So, what’s a cabaret? It’s entertainment consisting of singing, dancing, telling jokes, and performing little bits of theatre. A Master of Ceremonies introduces each act and makes some jokes. Cabaret takes place in a restaurant or night-club, rather than in a theater. The audience can have some drinks or something to eat while watching the show. (SNL and Jay Leno are cabaret-on-television.) The first cabarets opened in Paris—naturally—in the 1880s. They spread all over Europe. Any place you had a big city, crowded apartments, people with some money to go out in the evening, and a sense of pride in being citizens of their city, you got cabaret. German cabaret developed along different lines than in France. Both the German and the Austrian empires censored what could be said in public performances. When those empires gave way to democracies after 1918, a flood of pent-up political smart-alecky performers hit the stage. Mostly, the comedians didn’t write their own stuff. Instead, some really smart guys who wrote for the newspapers also wrote routines for cabaret comics. Kurt Tucholsky, Erich Kastner, and Klaus Mann are good examples. Also, lots of the cabaret performers leaned left politically, so German cabaret often targeted the rich and powerful. Once the Nazis got into the saddle in January 1933, cabaret artists came in for a lot of trouble. (You try sounding smart with a broken jaw.) Still, between the end of the Second Empire and the coming of the Third Reich, you could hear a lot of funny, offensive stuff from a cabaret stage. The “Cabaret Red Light” in Philadelphia sort of falls in the German tradition.

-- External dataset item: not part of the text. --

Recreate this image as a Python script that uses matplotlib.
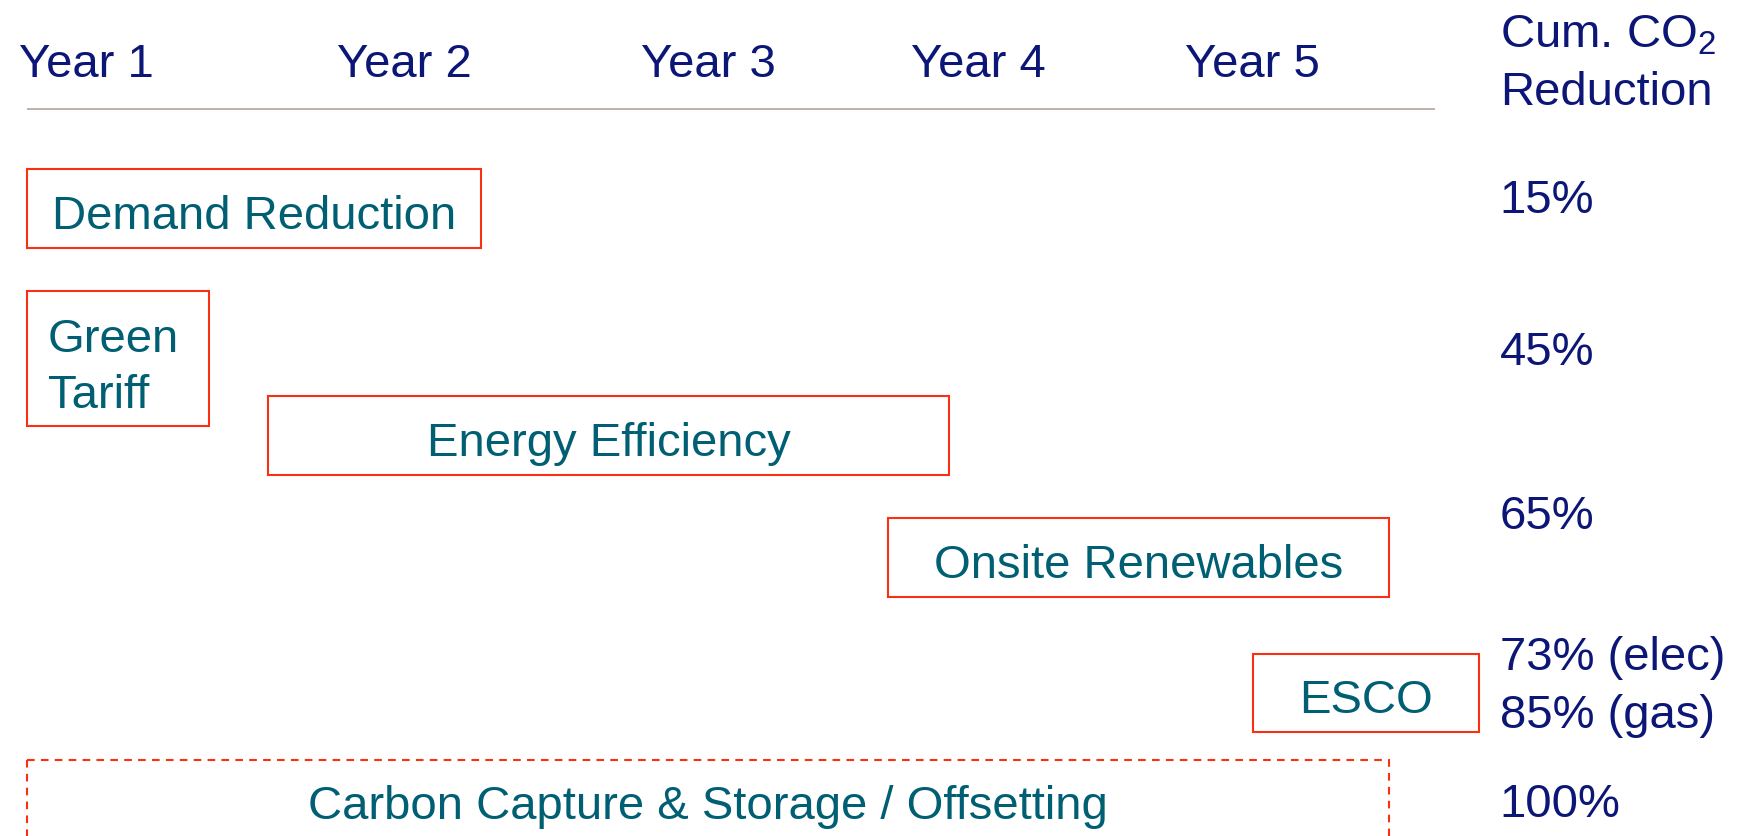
import matplotlib.pyplot as plt
from matplotlib.patches import Rectangle

plt.rcParams['font.family'] = ['Liberation Sans', 'DejaVu Sans']
plt.rcParams['mathtext.fontset'] = 'custom'
plt.rcParams['mathtext.rm'] = 'Liberation Sans'
plt.rcParams['lines.scale_dashes'] = False

# timeline in years (0 = start of the header rule, 5 = its end)
years = ['Year 1', 'Year 2', 'Year 3', 'Year 4', 'Year 5']
year_pos = [0.21, 1.34, 2.42, 3.38, 4.35]

measures = ['Demand Reduction', 'Green\nTariff', 'Energy Efficiency',
            'Onsite Renewables', 'ESCO', 'Carbon Capture & Storage / Offsetting']
start = [0.0, 0.0, 0.856, 3.058, 4.354, 0.0]
end = [1.612, 0.646, 3.274, 4.837, 5.156, 4.837]
planned = [False, False, False, False, False, True]   # dashed box

reduction_title = 'Cum. CO$_\\mathregular{2}$\nReduction'
reduction = ['15%', '45%', '65%', '73% (elec)\n85% (gas)', '100%']

# layout (vertical positions in pixels from the top)
box_top = [170, 292, 397, 519, 655, 761]
box_h = [79, 135, 79, 79, 78, 79]
red_base = [213, 365, 529, 670, 817]

NAVY = '#0c1677'
TEAL = '#005f73'
RED = '#fb3012'
RULE = '#b5ada5'
FS = 34
PX = 281.6  # pixels per year


def multiline(ax, x, y, label, step, **kw):
    for i, line in enumerate(label.split('\n')):
        ax.text(x, y + i * step, line, va='baseline', fontsize=FS, **kw)


fig = plt.figure(figsize=(17.45, 8.37), dpi=100)
ax = fig.add_axes([0, 0, 1, 1])
ax.set_xlim(-27 / PX, (1745 - 27) / PX)
ax.set_ylim(837, 0)
ax.axis('off')

# header
for name, x in zip(years, year_pos):
    ax.text(x, 77, name, ha='center', va='baseline', fontsize=FS, color=NAVY)
ax.plot([0, 5], [110, 110], color=RULE, lw=1.3, solid_capstyle='butt')

# measures
for i, name in enumerate(measures):
    ls = (0, (5.5, 4.5)) if planned[i] else '-'
    ax.add_patch(Rectangle((start[i], box_top[i]), end[i] - start[i], box_h[i],
                           fill=False, edgecolor=RED, lw=1.5, linestyle=ls))
    if '\n' in name:
        multiline(ax, start[i] + 21 / PX, box_top[i] + 60, name, 56,
                  ha='left', color=TEAL)
    else:
        ax.text((start[i] + end[i]) / 2, box_top[i] + box_h[i] / 2 + 19, name,
                ha='center', va='baseline', fontsize=FS, color=TEAL)

# cumulative reduction column
col_x = 5.23
multiline(ax, col_x, 47, reduction_title, 58, ha='left', color=NAVY)
for lab, y in zip(reduction, red_base):
    multiline(ax, col_x, y, lab, 58, ha='left', color=NAVY)

fig.savefig('out.png', dpi=100)
plt.close(fig)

The characteristic forms of this material were cynicism (you don’t trust the motives people give for their actions), sarcasm (you ridicule somebody, often conveying meaning by tone of voice), and irony (you mean the opposite of what you say and the hearer understands this). Cynicism: Paul Krugman of the New York Times thinks the “grassroots” Tea Party is a false front for a few rich guys who want to buy an election. Sarcasm: “Americans are the most charitable people in the world. Look at how we gave democracy to Iraq.” Irony: Stephen Colbert is all irony all the time.
The British writer Christopher Isherwood (1904-1986) went to Berlin for the first time in 1928. He was looking for book material and boyfriends in about equal measure. Isherwood found all he wanted of each, so he went back several times before 1933. He later wrote about his experiences in Goodbye to Berlin (1935) and Mr. Norris Changes Trains (1939). The books were published together as The Berlin Stories (1946). These experiences provided the basis for a play called “I Am A Camera” (1951) by a very talented, but now forgotten, English writer named John Van Druten. Then (1955) it was turned into a movie of the same title, with a script by a very talented but now forgotten English writer named John Collier, but it suffered from the prudishness of the Fifties. (It’s difficult to convey decadence when married couples have to be shown sleeping in separate beds and wearing pajamas.) Later still it was turned into a Dr. Seuss book called Sam I Am A Camera. Ten years later, public morals were a lot harder to offend. [See: “Easy Rider.”] The not-yet-great producer Hal Prince bought the rights to the story, then turned it into a musical called “Cabaret” (1966). It was a big hit, so Cy Feuer, an important Broadway producer, decided to make a movie out of the play he had not produced. He hired the fabled choreographer and director Bob Fosse (1927-1987) to direct “Cabaret” (1972).
The movie won eight Oscars (including Best Director, Best Actress, Best Supporting Actor). The original Broadway show ran for 1,165 performances. A 1998 revival ran for 2,377 performances. The movie made six times its cost in profits. What has made it so popular with people who live in a different society and culture?